I find I am happiest when I am perceived to be someone in between the worlds of male and female. To know something about both oppressor and oppressed is to know something about the dynamics of the universe itself. I wear a yin-yang ring on my left ring finger, and I have every day for five years. It reminds me that there is always a duality in everything I do - even within myself. I am good and bad, male and female, holy and a sinner, wise and foolish, big and small. It also reminds me that I am a part of something much larger than myself. While I exist inside myself, and in my community, I also exist within a large student body, a city, a state, a country and a world. I am only as much of an individual as I allow myself to be, but even in this large groups, I am still singular and powerful in that individualism, as powerful as I am in a collective body.

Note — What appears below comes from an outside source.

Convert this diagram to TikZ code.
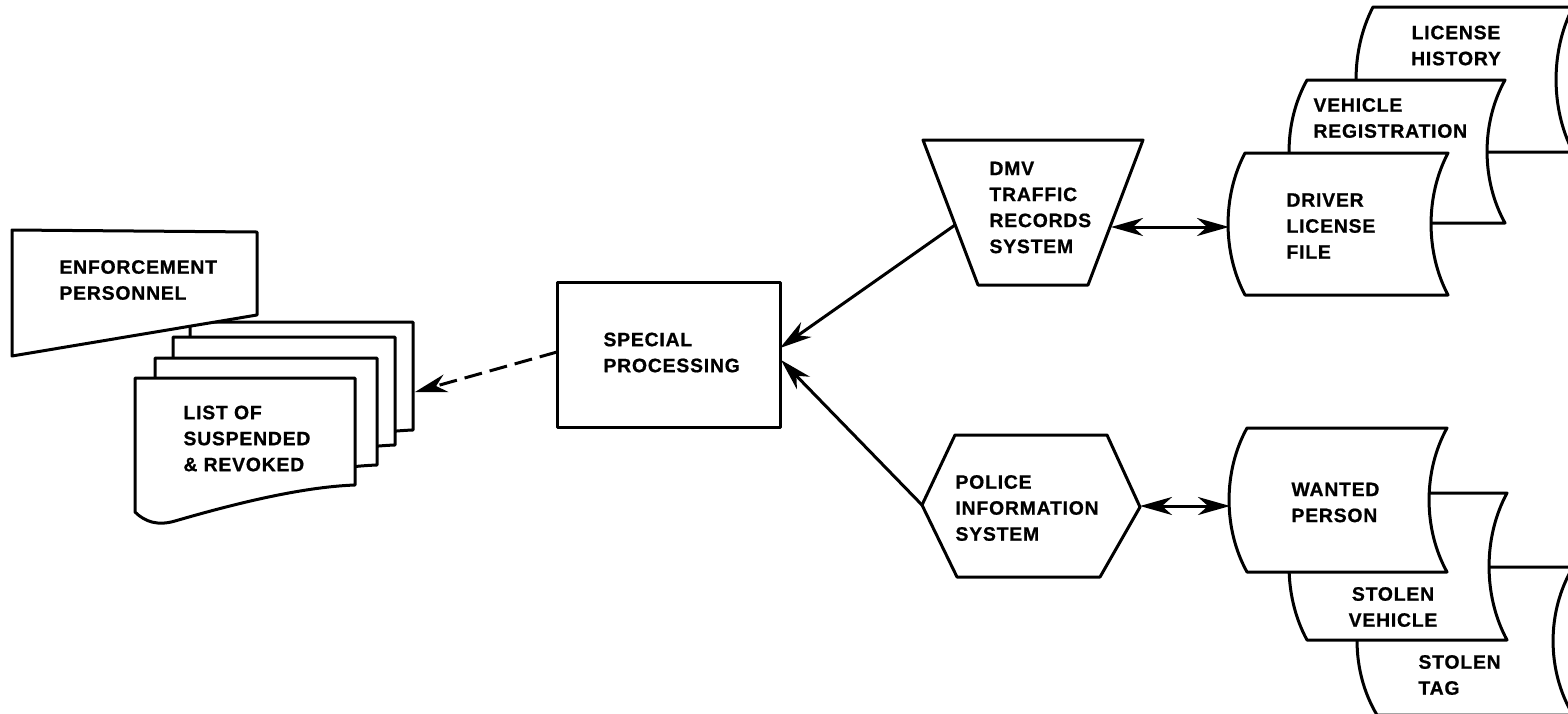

There is a separate sort of privilege that comes with androgyny and fluidity, a special kind of knowing. If we could magically apply the concept of androgyny (and not just gender- or sex-specific, but even race-androgyny) to everyone, what would be left to fight over? We commonly identify our enemies by their differences, whether in appearances or behavior. If we saw no differences, and there was no way to define what is "normal" in either of these respects, what would the world be like? What would it look like? Would it be a mass of faceless people, or a crowd of individuals living fully as themselves, without the restrictions placed on them by their gender?

1 comment:

  1. Well clearly I know who you are talking about in this situation, but you bring up an enormously wonderful point. To be seen as a fully existing person (not an It, which is incredibly dehumanizing, and for that I sincerely apologize for said individual) between the two binary genders can be a confusing experience for someone who only thinks in a hetero-normative space. Even though I personally identify fully as female, I understand that many people do not feel at place as either male or female. Androgyny makes someone no less of a human, or person; they are not a "thing", being gender queer is just another form of human existence to be loved and celebrated.